By Daniel Barker – Natural News
(NaturalNews) One morning in September, 1859, British astronomer Richard Carrington sat in his private observatory, drawing pictures of sunspots using a telescope which projected an image of the sun onto a screen.
As he drew and observed, there suddenly appeared a brilliant flash of white light on the surface of the sun. Startled, he ran to find witnesses to what he realized was a very unusual event, but by the time he returned, the massive solar flare that Carrington observed had mostly dissipated.
The next morning, shortly before dawn, skies around the globe lit up with colorful auroras so bright that “newspapers could be read as easily as in daylight,” as NASA describes the event.
In those days, of course, there was no electrical “grid” as we now have, but there were telegraph networks in various parts the world.
From the NASA website:
Telegraph systems worldwide went haywire.

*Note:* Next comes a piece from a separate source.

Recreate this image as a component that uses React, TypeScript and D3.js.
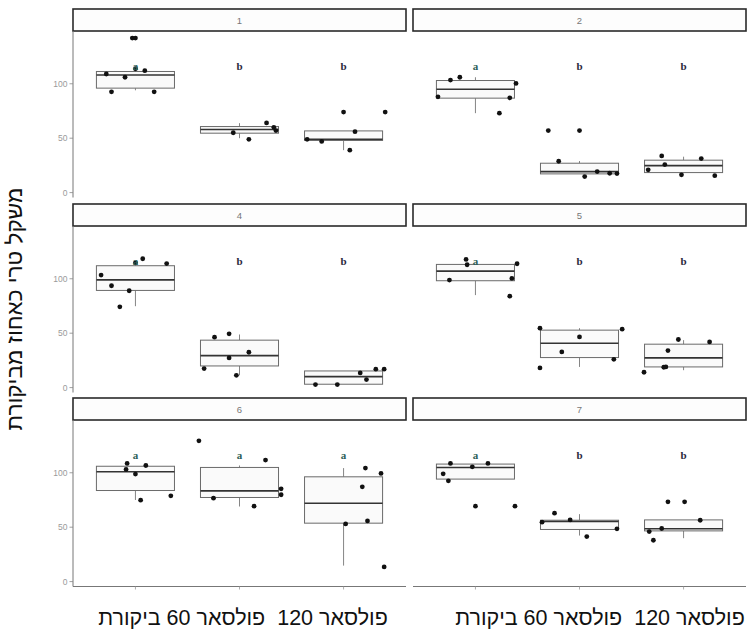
import React from "react";
import * as d3 from "d3";

// Facet labels (trial number) in reading order, two per row
const panels = ["1", "2", "4", "5", "6", "7"];
// Treatments, left to right on the x axis
const groups = ["ביקורת", "פולסאר 60", "פולסאר 120"];
const yTicks = [0, 50, 100];
const yTitle = "משקל טרי כאחוז מביקורת";
const xCaption = "פולסאר 120  פולסאר 60 ביקורת";

// Box statistics per panel and treatment: [lower whisker, Q1, median, Q3, upper whisker]
const boxStats: number[][][] = [
  [[94, 96, 108, 111.3, 114], [50, 54.6, 58, 60.7, 63.8], [39, 47.9, 49, 56.7, 56.7]],
  [[73, 86.8, 95, 103, 106], [17.2, 17.2, 19.3, 27, 29], [18.4, 18.4, 24.8, 29.8, 33]],
  [[74.8, 89.3, 99, 112, 112], [11.3, 19.9, 29.4, 43.6, 48.8], [3.1, 3.1, 10.1, 15.3, 15.3]],
  [[85, 98.2, 107, 113.2, 113.2], [19, 27.6, 40.8, 52.8, 54.6], [16, 19, 27.3, 39.9, 43.6]],
  [[75, 83.7, 101, 106, 106], [69, 77.3, 83.4, 104.9, 106.7], [14.7, 53.7, 72, 96.3, 104.3]],
  [[94.2, 94.2, 104.9, 108, 108], [42.3, 47.9, 55.2, 56.4, 62], [39.9, 46.6, 48.5, 56.7, 56.7]],
];

// Individual observations: [treatment index, horizontal jitter, value]
const points: number[][][] = [
  [
    [0, -0.28, 109], [0, -0.1, 106], [0, 0, 113.8], [0, 0.09, 112], [0, -0.23, 92.6], [0, 0.18, 92.6],
    [0, -0.03, 142], [0, 0.0, 142],
    [1, -0.06, 55], [1, 0.09, 49], [1, 0.26, 64], [1, 0.33, 60], [1, 0.35, 57],
    [2, -0.35, 49], [2, -0.21, 47], [2, 0, 74], [2, 0.11, 56], [2, 0.06, 39], [2, 0.4, 74],
  ],
  [
    [0, -0.24, 103.4], [0, -0.15, 106], [0, -0.36, 88], [0, 0.39, 100.3], [0, 0.33, 87.1], [0, 0.23, 73],
    [1, -0.3, 57], [1, 0, 57], [1, -0.2, 28.8], [1, 0.05, 14.7], [1, 0.17, 19.3], [1, 0.29, 17.8], [1, 0.36, 17.5],
    [2, -0.21, 33.7], [2, -0.18, 25.8], [2, -0.34, 20.9], [2, 0.17, 31.3], [2, -0.02, 16.3], [2, 0.3, 15.6],
  ],
  [
    [0, -0.33, 103.4], [0, -0.23, 93.6], [0, -0.06, 89], [0, -0.15, 74.2], [0, 0, 114.7], [0, 0.07, 118.4], [0, 0.3, 114],
    [1, -0.24, 46.3], [1, -0.1, 49.4], [1, -0.34, 17.5], [1, -0.1, 27.3], [1, 0.09, 32.5], [1, -0.03, 11.3],
    [2, -0.27, 2.8], [2, -0.06, 2.8], [2, 0.16, 13.5], [2, 0.22, 7.4], [2, 0.31, 16.9], [2, 0.39, 16.9],
  ],
  [
    [0, -0.09, 117.8], [0, -0.08, 112.9], [0, 0.4, 113.8], [0, -0.25, 98.8], [0, 0.35, 100.3], [0, 0.33, 84],
    [1, -0.38, 54.6], [1, 0.41, 53.7], [1, 0, 46.6], [1, -0.17, 32.8], [1, 0.33, 26], [1, -0.38, 18.1],
    [2, -0.05, 44.2], [2, 0.25, 42], [2, -0.15, 34], [2, -0.19, 18.7], [2, -0.17, 19], [2, -0.38, 14.1],
  ],
  [
    [0, -0.08, 108.6], [0, -0.09, 103], [0, 0, 98.8], [0, 0.1, 106.7], [0, 0.05, 74.8], [0, 0.34, 78.8],
    [1, -0.39, 129.4], [1, 0.25, 111.7], [1, -0.25, 76.7], [1, 0.14, 69.3], [1, 0.4, 85.3], [1, 0.4, 79.8],
    [2, 0.21, 104.3], [2, 0.36, 99.4], [2, 0.18, 87.1], [2, 0.02, 53], [2, 0.23, 55.8], [2, 0.39, 13.5],
  ],
  [
    [0, -0.24, 108.6], [0, -0.31, 99], [0, -0.26, 92.6], [0, -0.03, 105.5], [0, 0.12, 108.6], [0, 0, 69.3], [0, 0.38, 69.3],
    [1, -0.24, 62.9], [1, -0.36, 54.6], [1, -0.09, 56.7], [1, 0.07, 41.4], [1, 0.36, 48.5],
    [2, -0.15, 73.3], [2, 0.01, 73.3], [2, -0.33, 46], [2, -0.21, 48.8], [2, -0.29, 38], [2, 0.16, 56.4],
  ],
];

// Significance letters above each treatment
const letters = [
  ["a", "b", "b"],
  ["a", "b", "b"],
  ["a", "b", "b"],
  ["a", "b", "b"],
  ["a", "a", "a"],
  ["a", "b", "b"],
];
const letterValue = 113;

const W = 752;
const H = 630;
const colX = [73, 413];
const panelW = 333;
const stripTop = [9, 204, 398];
const stripH = 22;
const plotH = 166.5;
const boxWidth = 0.75;
const sans = "'Liberation Sans', Arial, sans-serif";

function Panel({ idx }: { idx: number }) {
  const col = idx % 2;
  const row = Math.floor(idx / 2);
  const x0 = colX[col];
  const top = stripTop[row] + stripH;
  const bottom = top + plotH;
  const x = d3.scaleLinear().domain([0.4, 3.6]).range([x0, x0 + panelW]);
  const y = d3.scaleLinear().domain([-4.5, 148.5]).range([bottom, top]);
  const half = boxWidth / 2;

  return (
    <g>
      <rect x={x0} y={stripTop[row]} width={panelW} height={stripH} fill="#fdfdfd" stroke="#2a2a2a" strokeWidth={1.6} />
      <text x={x0 + panelW / 2} y={stripTop[row] + stripH / 2 + 3.5} textAnchor="middle" fontSize={9.5} fill="#777" fontFamily={sans}>
        {panels[idx]}
      </text>

      {col === 0 && (
        <g>
          <line x1={x0} x2={x0} y1={top} y2={bottom} stroke="#777" strokeWidth={1} />
          {yTicks.map((t) => (
            <g key={t}>
              <line x1={x0 - 3.5} x2={x0} y1={y(t)} y2={y(t)} stroke="#888" strokeWidth={0.8} />
              <text x={x0 - 5.5} y={y(t) + 3} textAnchor="end" fontSize={8.5} fill="#9a9a9a" fontFamily={sans}>
                {t}
              </text>
            </g>
          ))}
        </g>
      )}
      {row === 2 && (
        <g>
          <line x1={x0} x2={x0 + panelW} y1={bottom} y2={bottom} stroke="#777" strokeWidth={1} />
          {groups.map((g, i) => (
            <line key={g} x1={x(i + 1)} x2={x(i + 1)} y1={bottom} y2={bottom + 3} stroke="#999" strokeWidth={0.8} />
          ))}
        </g>
      )}

      {boxStats[idx].map((s, i) => {
        const c = i + 1;
        const [lw, q1, med, q3, uw] = s;
        return (
          <g key={i}>
            <line x1={x(c)} x2={x(c)} y1={y(q3)} y2={y(uw)} stroke="#777" strokeWidth={0.9} />
            <line x1={x(c)} x2={x(c)} y1={y(q1)} y2={y(lw)} stroke="#777" strokeWidth={0.9} />
            <rect
              x={x(c - half)}
              y={y(q3)}
              width={x(c + half) - x(c - half)}
              height={y(q1) - y(q3)}
              fill="#fafafa"
              stroke="#6a6a6a"
              strokeWidth={1}
            />
            <line x1={x(c - half)} x2={x(c + half)} y1={y(med)} y2={y(med)} stroke="#333" strokeWidth={1.6} />
          </g>
        );
      })}

      {points[idx].map((p, i) => (
        <circle key={i} cx={x(p[0] + 1 + p[1])} cy={y(p[2])} r={2.4} fill="#111" />
      ))}

      {letters[idx].map((l, i) => (
        <text
          key={i}
          x={x(i + 1)}
          y={y(letterValue)}
          textAnchor="middle"
          fontSize={11}
          fontWeight="bold"
          fontFamily="'Liberation Serif', 'Times New Roman', serif"
          fill={l === "a" ? "#2e5f58" : "#2a2a3c"}
        >
          {l}
        </text>
      ))}
    </g>
  );
}

export default function App() {
  return (
    <svg width={W} height={H} style={{ position: "absolute", left: 0, top: 0, background: "#fff" }}>
      <rect x={0} y={0} width={W} height={H} fill="#fff" />
      {panels.map((p, i) => (
        <Panel key={p} idx={i} />
      ))}
      <text
        transform={`translate(22, 309) rotate(-90)`}
        textAnchor="middle"
        fontSize={22.5}
        fill="#111"
        fontFamily={sans}
      >
        {yTitle}
      </text>
      {colX.map((cx, i) => (
        <text
          key={i}
          x={i === 0 ? 243 : 600}
          y={625}
          textAnchor="middle"
          fontSize={21.5}
          fill="#111"
          fontFamily={sans}
          style={{ whiteSpace: "pre" }}
        >
          {xCaption}
        </text>
      ))}
    </svg>
  );
}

Spark discharges shocked telegraph operators and set the telegraph paper on fire. Even when telegraphers disconnected the batteries powering the lines, aurora-induced electric currents in the wires still allowed messages to be transmitted.
If a solar flare of such magnitude hit the earth now with a gigantic burst of charged particles — and scientist say it is a matter of “when,” not “if” — our electrical grid would almost certainly be disabled, if not completely destroyed.